[START OF Entries supplied]
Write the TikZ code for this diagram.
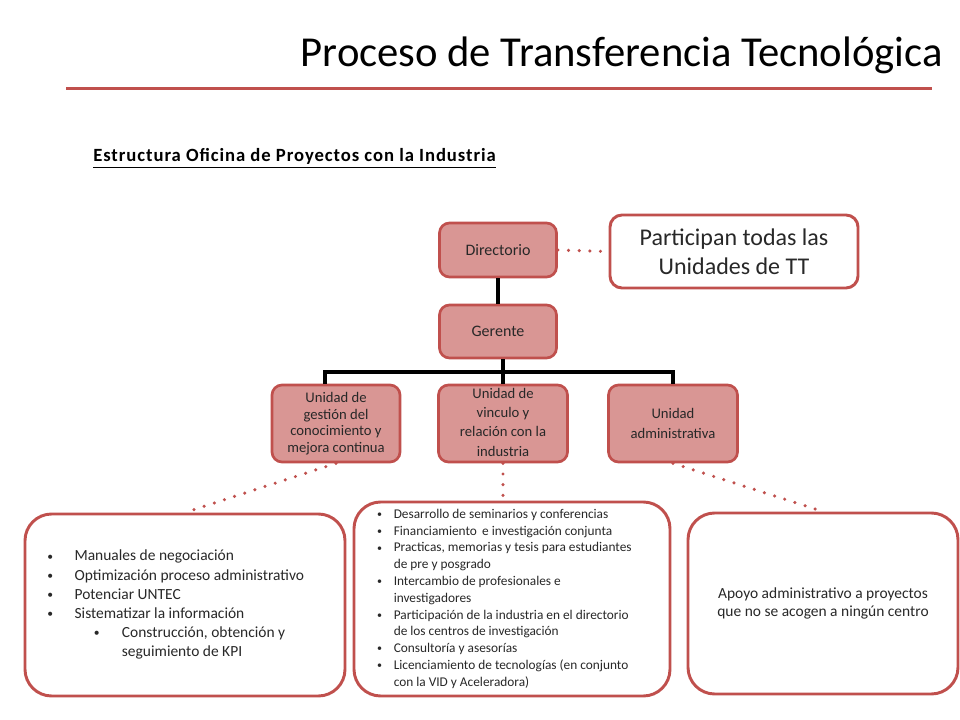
[END OF Entries supplied]
[START OF Entries supplied]
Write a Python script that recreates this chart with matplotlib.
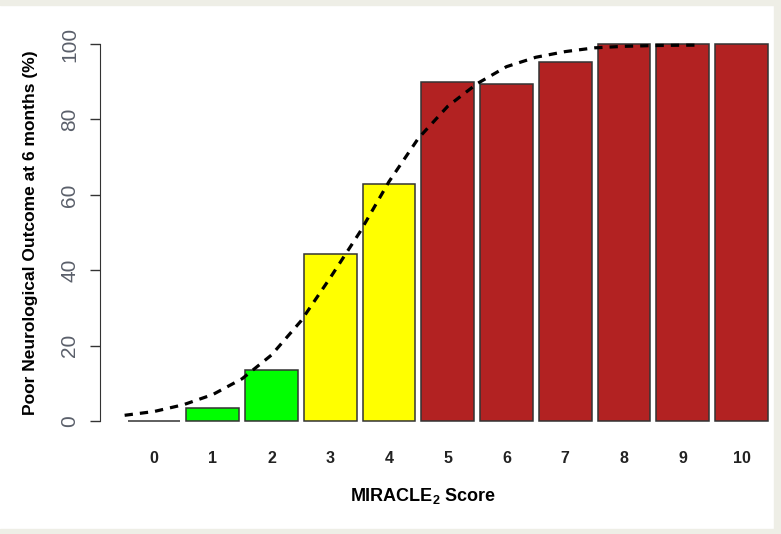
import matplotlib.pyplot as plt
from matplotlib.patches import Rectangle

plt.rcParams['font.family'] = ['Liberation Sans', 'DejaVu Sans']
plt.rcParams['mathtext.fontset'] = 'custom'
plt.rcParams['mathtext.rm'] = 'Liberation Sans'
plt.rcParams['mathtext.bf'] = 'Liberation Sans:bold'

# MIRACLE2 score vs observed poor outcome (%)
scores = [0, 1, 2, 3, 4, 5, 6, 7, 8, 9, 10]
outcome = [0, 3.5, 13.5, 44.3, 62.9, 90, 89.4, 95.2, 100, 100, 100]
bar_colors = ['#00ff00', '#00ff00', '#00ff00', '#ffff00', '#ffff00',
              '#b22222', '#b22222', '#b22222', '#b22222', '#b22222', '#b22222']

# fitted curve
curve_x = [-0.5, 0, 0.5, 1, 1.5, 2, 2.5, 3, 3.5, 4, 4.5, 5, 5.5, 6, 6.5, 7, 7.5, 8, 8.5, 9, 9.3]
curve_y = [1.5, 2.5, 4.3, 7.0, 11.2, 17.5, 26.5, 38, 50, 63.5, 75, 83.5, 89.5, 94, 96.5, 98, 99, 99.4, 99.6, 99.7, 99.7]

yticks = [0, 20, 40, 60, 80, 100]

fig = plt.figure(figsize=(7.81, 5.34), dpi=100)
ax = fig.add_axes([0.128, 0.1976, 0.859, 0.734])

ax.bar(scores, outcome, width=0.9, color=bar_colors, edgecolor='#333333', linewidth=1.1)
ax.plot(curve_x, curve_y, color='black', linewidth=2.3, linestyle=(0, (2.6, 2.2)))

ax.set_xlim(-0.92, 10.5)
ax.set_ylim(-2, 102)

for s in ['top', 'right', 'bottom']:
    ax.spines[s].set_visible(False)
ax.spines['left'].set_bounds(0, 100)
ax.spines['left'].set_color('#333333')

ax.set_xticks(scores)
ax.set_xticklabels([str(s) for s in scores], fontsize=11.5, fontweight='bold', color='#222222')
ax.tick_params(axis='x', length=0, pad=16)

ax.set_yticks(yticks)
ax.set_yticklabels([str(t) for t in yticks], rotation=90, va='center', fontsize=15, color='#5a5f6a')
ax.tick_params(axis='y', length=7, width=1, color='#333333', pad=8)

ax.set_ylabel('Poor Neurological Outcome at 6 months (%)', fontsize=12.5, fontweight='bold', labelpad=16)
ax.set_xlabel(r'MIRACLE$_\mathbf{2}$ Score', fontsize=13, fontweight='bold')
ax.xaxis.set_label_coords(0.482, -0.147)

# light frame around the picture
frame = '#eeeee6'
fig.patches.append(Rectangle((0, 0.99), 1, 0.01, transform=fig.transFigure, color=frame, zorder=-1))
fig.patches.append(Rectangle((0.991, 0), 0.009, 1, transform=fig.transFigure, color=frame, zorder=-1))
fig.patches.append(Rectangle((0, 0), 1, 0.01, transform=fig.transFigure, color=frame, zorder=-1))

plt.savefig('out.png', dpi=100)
[END OF Entries supplied]
◆ **Aim of the exercise**
Give every line of the material that includes the string "this".

◆ **The result**
Write the TikZ code for this diagram.
Write a Python script that recreates this chart with matplotlib.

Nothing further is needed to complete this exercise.